Reputation: 61
Here is my solution to the problem of rosalind project.
def prot(rna):
for i in xrange(3, (5*len(rna))//4+1, 4):
rna=rna[:i]+','+rna[i:]
rnaList=rna.split(',')
bases=['U','C','A','G']
codons = [a+b+c for a in bases for b in bases for c in bases]
amino_acids = 'FFLLSSSSYY**CC*WLLLLPPPPHHQQRRRRIIIMTTTTNNKKSSRRVVVVAAAADDEEGGGG'
codon_table = dict(zip(codons, amino_acids))
peptide=[]
for i in range (len (rnaList)):
if codon_table[rnaList[i]]=='*':
break
peptide+=[codon_table[rnaList[i]]]
output=''
for i in peptide:
output+=str(i)
return output
If I run prot('AUGGCCAUGGCGCCCAGAACUGAGAUCAAUAGUACCCGUAUUAACGGGUGA')

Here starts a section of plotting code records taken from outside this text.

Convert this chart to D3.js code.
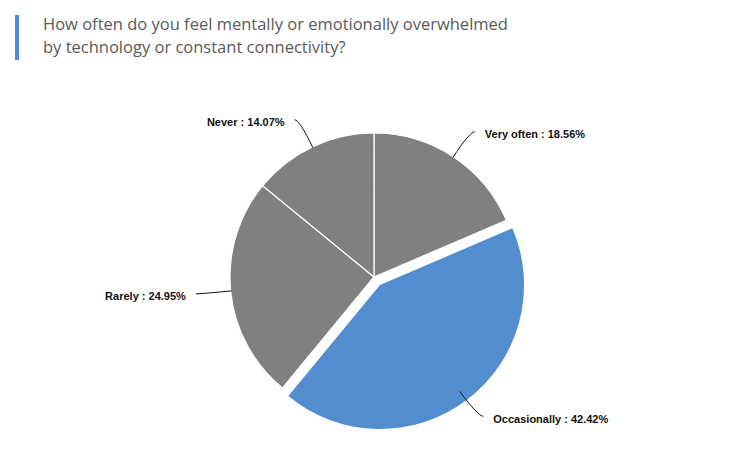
<!DOCTYPE html>
<html>
<head>
<meta charset="utf-8">
<script src="https://cdn.jsdelivr.net/npm/d3@7"></script>
<style>
  body { margin: 0; background: #fff; }
  .title { font-family: "Open Sans", "Noto Sans", sans-serif; font-size: 16.5px; fill: #5a5a5a; }
  .label { font-family: "Liberation Sans", Arial, sans-serif; font-size: 11px; font-weight: bold; fill: #111; }
</style>
</head>
<body>
<div id="chart"></div>
<script>
var svgWidth = 749;
var svgHeight = 468;

// chart data
var categories = ["Very often", "Occasionally", "Rarely", "Never"];
var percents = [18.56, 42.42, 24.95, 14.07];
var highlighted = "Occasionally";

var titleLines = [
  "How often do you feel mentally or emotionally overwhelmed",
  "by technology or constant connectivity?"
];

var cx = 374, cy = 277, radius = 144;

var svg = d3.select("#chart")
  .append("svg")
  .attr("width", svgWidth)
  .attr("height", svgHeight);

// title + accent bar
svg.append("rect")
  .attr("x", 15)
  .attr("y", 15)
  .attr("width", 4)
  .attr("height", 45)
  .attr("fill", "#4f8be0");

svg.selectAll(".title")
  .data(titleLines)
  .enter()
  .append("text")
  .attr("class", "title")
  .attr("x", 43)
  .attr("y", (d, i) => 30 + i * 23)
  .text(d => d);

var data = categories.map((c, i) => ({ name: c, value: percents[i] }));

var pie = d3.pie()
  .sort(null)
  .value(d => d.value);

var arc = d3.arc()
  .innerRadius(0)
  .outerRadius(radius);

var arcs = pie(data);

var chartGroup = svg.append("g")
  .attr("transform", `translate(${cx}, ${cy})`);

// slices
chartGroup.selectAll("path.slice")
  .data(arcs)
  .enter()
  .append("path")
  .attr("class", "slice")
  .attr("d", arc)
  .attr("fill", d => d.data.name === highlighted ? "#528dcf" : "#808080")
  .attr("stroke", "#fff")
  .attr("stroke-width", d => d.data.name === highlighted ? 0 : 1.2)
  .attr("transform", function(d) {
    if (d.data.name !== highlighted) return null;
    var a = (d.startAngle + d.endAngle) / 2;
    return `translate(${10 * Math.sin(a)}, ${-10 * Math.cos(a)})`;
  });

// leader lines and labels
function point(a, r) {
  return [r * Math.sin(a), -r * Math.cos(a)];
}

arcs.forEach(function(d) {
  var a = (d.startAngle + d.endAngle) / 2;
  var right = Math.sin(a) >= 0;
  var p0 = point(a, radius - 1);
  var p1 = point(a, radius + 30);
  var p2 = [p1[0] + (right ? 5 : -5), p1[1]];

  var path = d3.path();
  path.moveTo(p0[0], p0[1]);
  path.quadraticCurveTo(p1[0], p1[1], p2[0], p2[1]);

  chartGroup.append("path")
    .attr("d", path.toString())
    .attr("fill", "none")
    .attr("stroke", "#111")
    .attr("stroke-width", 1);

  chartGroup.append("text")
    .attr("class", "label")
    .attr("x", p2[0] + (right ? 10 : -10))
    .attr("y", p2[1] + 2.5)
    .attr("dy", "0.35em")
    .attr("text-anchor", right ? "start" : "end")
    .text(`${d.data.name} : ${d.data.value.toFixed(2)}%`);
});
</script>
</body>
</html>
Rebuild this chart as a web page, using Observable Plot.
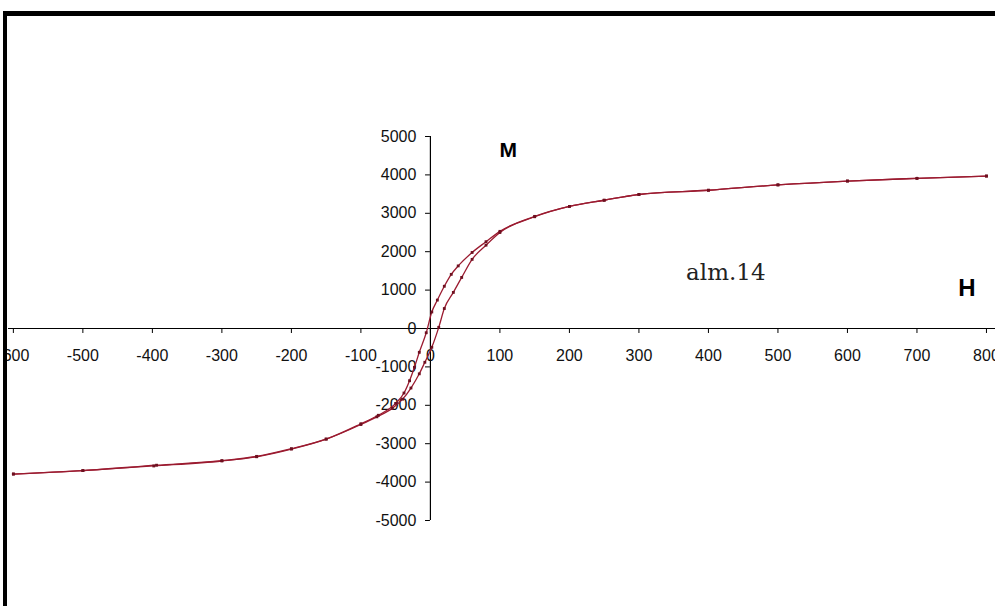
<!DOCTYPE html>
<html>
<head>
<meta charset="utf-8">
<script src="https://cdn.jsdelivr.net/npm/d3@7"></script>
<script src="https://cdn.jsdelivr.net/npm/@observablehq/plot@0.6"></script>
<style>
  html, body { margin: 0; padding: 0; background: #fff; overflow: hidden; }
  #wrap { position: relative; width: 995px; height: 606px; }
  #chart svg { display: block; }
  #white { position: absolute; left: 0; top: 0; width: 3px; height: 606px; background: #fff; }
  #border { position: absolute; left: 3px; top: 11px; width: 995px; height: 600px;
            border-left: 4px solid #000; border-top: 5px solid #000; pointer-events: none; }
</style>
</head>
<body>
<div id="wrap">
  <div id="chart"></div>
  <div id="white"></div>
  <div id="border"></div>
</div>
<script>
// Descending branch (from +800 down to -600)
const descH = [800,700,600,500,400,300,250,200,150,100,80,60,40,30,20,10,2,-6,-16,-23,-30,-38,-50,-75,-100,-150,-200,-250,-300,-398,-500,-600];
const descM = [3970,3910,3840,3740,3600,3490,3340,3180,2920,2530,2260,1980,1630,1410,1100,740,430,-110,-620,-1010,-1360,-1680,-1950,-2260,-2480,-2880,-3140,-3340,-3450,-3580,-3700,-3790];
// Ascending branch (from -600 up to +800)
const ascH = [-600,-500,-394,-300,-250,-200,-150,-100,-77,-55,-40,-28,-16,-8,2,12,20,33,45,60,80,100,150,200,250,300,400,500,600,700,800];
const ascM = [-3790,-3700,-3560,-3440,-3330,-3130,-2880,-2500,-2300,-2080,-1840,-1550,-1180,-880,-490,30,520,940,1330,1800,2170,2500,2910,3180,3340,3490,3600,3740,3840,3910,3970];

const xTicks = [-600,-500,-400,-300,-200,-100,0,100,200,300,400,500,600,700,800];
const yTicks = [-5000,-4000,-3000,-2000,-1000,0,1000,2000,3000,4000,5000];

const labelM = "M";
const labelH = "H";
const sampleName = "alm.14";

const desc = descH.map((h, i) => ({H: h, M: descM[i]})).sort((a, b) => a.H - b.H);
const asc = ascH.map((h, i) => ({H: h, M: ascM[i]})).sort((a, b) => a.H - b.H);

const lineColor = "#9b1b30";
const dotColor = "#6e1020";
const sans = "'Liberation Sans', Arial, sans-serif";

const chart = Plot.plot({
  width: 995,
  height: 606,
  marginLeft: 8,
  marginRight: 0,
  marginTop: 136,
  marginBottom: 86,
  style: {background: "#fff", fontFamily: sans, overflow: "visible"},
  x: {domain: [-607, 813], axis: null},
  y: {domain: [-5000, 5000], axis: null},
  marks: [
    Plot.ruleY([0], {stroke: "#000", strokeWidth: 1.2}),
    Plot.ruleX([0], {y1: -5000, y2: 5000, stroke: "#000", strokeWidth: 1.2}),
    Plot.ruleX(xTicks, {x: d => d, y1: 0, y2: -130, stroke: "#000"}),
    Plot.ruleY(yTicks, {y: d => d, x1: 0, x2: -7, stroke: "#000"}),
    Plot.text(xTicks, {x: d => d, y: 0, dy: 27, text: d => String(d), fontSize: 16, fill: "#111", textAnchor: "middle"}),
    Plot.text(yTicks, {x: 0, y: d => d, dx: -14, text: d => String(d), fontSize: 16, fill: "#111", textAnchor: "end"}),
    Plot.line(desc, {x: "H", y: "M", stroke: lineColor, strokeWidth: 1.3, curve: "monotone-x"}),
    Plot.line(asc, {x: "H", y: "M", stroke: lineColor, strokeWidth: 1.3, curve: "monotone-x"}),
    Plot.dot(desc, {x: "H", y: "M", r: 1.6, symbol: "square", fill: dotColor, stroke: null}),
    Plot.dot(asc, {x: "H", y: "M", r: 1.6, symbol: "square", fill: dotColor, stroke: null}),
    Plot.text([labelM], {x: 112, y: 4650, text: d => d, fontSize: 21, fontWeight: "bold", fill: "#000", textAnchor: "middle"}),
    Plot.text([labelH], {x: 772, y: 1050, text: d => d, fontSize: 24, fontWeight: "bold", fill: "#000", textAnchor: "middle"}),
    Plot.text([sampleName], {x: 425, y: 1450, text: d => d, fontSize: 23, fontFamily: "'DejaVu Serif', serif", fill: "#222", textAnchor: "middle"})
  ]
});
document.getElementById("chart").appendChild(chart);
</script>
</body>
</html>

, I get the correct output 'MAMAPRTEINSTRING'
. However if the sequence of rna (the input string) is hundreds of nucleotides (characters) long I got an error:
Traceback (most recent call last):
File "<stdin>", line 1, in <module>
File "<stdin>", line 11, in prot
KeyError: 'CUGGAAACGCAGCCGACAUUCGCUGAAGUGUAG'
Can you point me where I went wrong?
Upvotes: 0
Views: 3362
Reputation: 22827
This does not answer your question, but note that you could solve this very succinctly using BioPython:
from Bio.Seq import Seq
from Bio.Alphabet import IUPAC
def rna2prot(rna):
rna = Seq(rna, IUPAC.unambiguous_rna)
return str(rna.translate(to_stop=True))
For example:
>>> print rna2prot('AUGGCCAUGGCGCCCAGAACUGAGAUCAAUAGUACCCGUAUUAACGGGUGA')
MAMAPRTEINSTRING
Upvotes: 1
Reputation: 56644
Your code for breaking the rna into 3-char blocks is a bit nasty; you spend a lot of time breaking and rebuilding strings to no real purpose.

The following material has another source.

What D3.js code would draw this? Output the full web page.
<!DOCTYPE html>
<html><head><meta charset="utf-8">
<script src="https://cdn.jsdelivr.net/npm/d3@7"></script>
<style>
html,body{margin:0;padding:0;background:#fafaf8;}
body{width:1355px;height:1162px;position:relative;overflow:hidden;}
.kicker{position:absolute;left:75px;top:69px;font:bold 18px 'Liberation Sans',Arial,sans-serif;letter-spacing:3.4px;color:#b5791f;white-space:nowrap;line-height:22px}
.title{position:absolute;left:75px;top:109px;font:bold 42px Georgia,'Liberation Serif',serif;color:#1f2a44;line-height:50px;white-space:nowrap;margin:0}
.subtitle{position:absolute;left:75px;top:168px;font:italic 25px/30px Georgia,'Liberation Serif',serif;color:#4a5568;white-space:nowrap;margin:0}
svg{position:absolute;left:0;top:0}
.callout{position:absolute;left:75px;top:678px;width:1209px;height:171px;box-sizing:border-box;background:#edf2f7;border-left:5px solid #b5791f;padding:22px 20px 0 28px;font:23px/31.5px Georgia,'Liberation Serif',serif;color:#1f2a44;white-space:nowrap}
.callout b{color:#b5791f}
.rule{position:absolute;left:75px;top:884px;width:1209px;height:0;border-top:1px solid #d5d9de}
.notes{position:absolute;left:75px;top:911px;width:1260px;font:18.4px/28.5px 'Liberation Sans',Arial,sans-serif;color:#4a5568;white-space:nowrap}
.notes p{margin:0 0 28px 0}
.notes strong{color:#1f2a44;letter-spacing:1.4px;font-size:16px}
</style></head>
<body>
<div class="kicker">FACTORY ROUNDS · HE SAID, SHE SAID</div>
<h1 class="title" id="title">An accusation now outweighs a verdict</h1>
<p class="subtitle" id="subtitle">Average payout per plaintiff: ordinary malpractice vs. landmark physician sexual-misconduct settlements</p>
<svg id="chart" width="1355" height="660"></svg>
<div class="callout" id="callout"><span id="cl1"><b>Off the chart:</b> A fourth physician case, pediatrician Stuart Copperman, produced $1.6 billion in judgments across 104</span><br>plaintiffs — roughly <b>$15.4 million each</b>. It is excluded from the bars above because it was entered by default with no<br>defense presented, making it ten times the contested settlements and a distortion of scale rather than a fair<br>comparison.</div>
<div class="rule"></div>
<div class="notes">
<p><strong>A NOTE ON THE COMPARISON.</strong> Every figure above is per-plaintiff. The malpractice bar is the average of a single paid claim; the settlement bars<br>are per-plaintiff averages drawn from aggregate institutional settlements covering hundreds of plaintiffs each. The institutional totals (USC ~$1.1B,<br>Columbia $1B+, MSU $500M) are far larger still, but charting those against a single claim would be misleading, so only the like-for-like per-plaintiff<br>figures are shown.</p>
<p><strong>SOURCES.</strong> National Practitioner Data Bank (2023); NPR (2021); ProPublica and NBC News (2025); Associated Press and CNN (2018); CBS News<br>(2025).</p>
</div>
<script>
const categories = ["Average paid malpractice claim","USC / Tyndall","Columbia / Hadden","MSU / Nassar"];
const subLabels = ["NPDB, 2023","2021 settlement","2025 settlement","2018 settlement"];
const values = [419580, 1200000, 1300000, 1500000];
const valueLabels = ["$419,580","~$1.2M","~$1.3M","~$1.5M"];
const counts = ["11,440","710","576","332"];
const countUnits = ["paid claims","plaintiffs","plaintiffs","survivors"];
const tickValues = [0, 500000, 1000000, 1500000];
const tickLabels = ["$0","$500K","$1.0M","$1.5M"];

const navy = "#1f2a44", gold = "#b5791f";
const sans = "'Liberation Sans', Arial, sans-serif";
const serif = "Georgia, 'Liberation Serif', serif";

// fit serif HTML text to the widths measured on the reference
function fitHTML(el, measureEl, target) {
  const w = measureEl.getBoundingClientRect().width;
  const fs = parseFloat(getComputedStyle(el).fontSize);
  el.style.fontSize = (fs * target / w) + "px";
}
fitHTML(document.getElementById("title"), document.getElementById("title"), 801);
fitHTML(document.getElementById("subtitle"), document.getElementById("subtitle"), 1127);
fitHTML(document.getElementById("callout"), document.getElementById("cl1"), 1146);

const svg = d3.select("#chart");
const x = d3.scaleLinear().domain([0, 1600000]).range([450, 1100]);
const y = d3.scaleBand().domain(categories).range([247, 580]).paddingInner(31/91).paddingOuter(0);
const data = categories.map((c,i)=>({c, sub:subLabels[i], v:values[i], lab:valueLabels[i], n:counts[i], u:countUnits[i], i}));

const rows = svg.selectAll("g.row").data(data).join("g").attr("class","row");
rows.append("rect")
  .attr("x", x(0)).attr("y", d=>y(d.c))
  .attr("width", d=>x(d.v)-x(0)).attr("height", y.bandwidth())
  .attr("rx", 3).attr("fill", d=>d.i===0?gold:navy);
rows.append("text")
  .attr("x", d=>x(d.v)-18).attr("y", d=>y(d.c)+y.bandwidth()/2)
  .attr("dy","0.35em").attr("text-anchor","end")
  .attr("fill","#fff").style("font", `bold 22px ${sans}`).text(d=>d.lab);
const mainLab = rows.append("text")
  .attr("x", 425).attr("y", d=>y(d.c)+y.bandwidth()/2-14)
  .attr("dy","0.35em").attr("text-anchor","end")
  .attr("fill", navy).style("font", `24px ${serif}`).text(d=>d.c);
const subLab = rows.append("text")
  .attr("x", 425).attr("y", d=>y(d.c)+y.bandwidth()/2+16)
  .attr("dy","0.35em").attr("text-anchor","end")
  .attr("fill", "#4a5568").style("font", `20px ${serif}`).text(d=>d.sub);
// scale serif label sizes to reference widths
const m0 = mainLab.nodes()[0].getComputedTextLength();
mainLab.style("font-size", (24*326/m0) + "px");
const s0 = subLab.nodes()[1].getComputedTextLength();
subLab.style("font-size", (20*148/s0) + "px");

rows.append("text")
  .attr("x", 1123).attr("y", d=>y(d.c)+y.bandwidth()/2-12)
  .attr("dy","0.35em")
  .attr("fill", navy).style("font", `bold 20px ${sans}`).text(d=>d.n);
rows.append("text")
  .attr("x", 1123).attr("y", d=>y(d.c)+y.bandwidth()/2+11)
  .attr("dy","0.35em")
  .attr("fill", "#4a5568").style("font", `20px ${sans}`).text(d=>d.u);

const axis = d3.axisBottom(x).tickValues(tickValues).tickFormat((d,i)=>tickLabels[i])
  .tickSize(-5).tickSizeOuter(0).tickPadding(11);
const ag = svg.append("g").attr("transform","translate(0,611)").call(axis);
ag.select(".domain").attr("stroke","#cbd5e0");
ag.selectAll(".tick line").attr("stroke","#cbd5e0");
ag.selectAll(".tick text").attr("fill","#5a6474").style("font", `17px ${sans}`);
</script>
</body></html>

Building the codon_table only needs to be done once, not every time your function is run.
Here is a simplified version:
from itertools import product, takewhile
bases = "UCAG"
codons = ("".join(trio) for trio in product(bases, repeat=3))
amino_acids = 'FFLLSSSSYY**CC*WLLLLPPPPHHQQRRRRIIIMTTTTNNKKSSRRVVVVAAAADDEEGGGG'
codon_table = dict(zip(codons, amino_acids))
def prot(rna):
rna_codons = [rna[i:i+3] for i in range(0, len(rna) - 2, 3)]
aminos = takewhile(
lambda amino: amino != "*",
(codon_table[codon] for codon in rna_codons)
)
return "".join(aminos)
Upvotes: 0
Reputation: 122024
Given that you have a KeyError
, the problem must be in one of your attempts to access codon_table[rnaList[i]]
. You are assuming each item in rnalist
is three characters, but evidently, at some point, that stops being True
and one of the items is 'CUGGAAACGCAGCCGACAUUCGCUGAAGUGUAG'
.
This happens because when you reassign rna = rna[:i]+','+rna[i:]
you change the length of rna
, such that your indices i
no longer reach the end of the list. This means that for any rna
where len(rna) > 60
, the last item in the list will not have length 3. If there is a stop codon before you reach the item it isn't a problem, but if you reach it you get the KeyError
.
I suggest you rewrite the start of your function, e.g. using the grouper
recipe from itertools
:
from itertools import izip_longest
def grouper(iterable, n, fillvalue=None):
"Collect data into fixed-length chunks or blocks"
# grouper('ABCDEFG', 3, 'x') --> ABC DEF Gxx
args = [iter(iterable)] * n
return izip_longest(fillvalue=fillvalue, *args)
def prot(rna):
rnaList = ["".join(t) for t in grouper(rna, 3)]
...
Note also that you can use
peptide.append(codon_table[rnaList[i]])
and
return "".join(peptide)
to simplify your code.
Upvotes: 2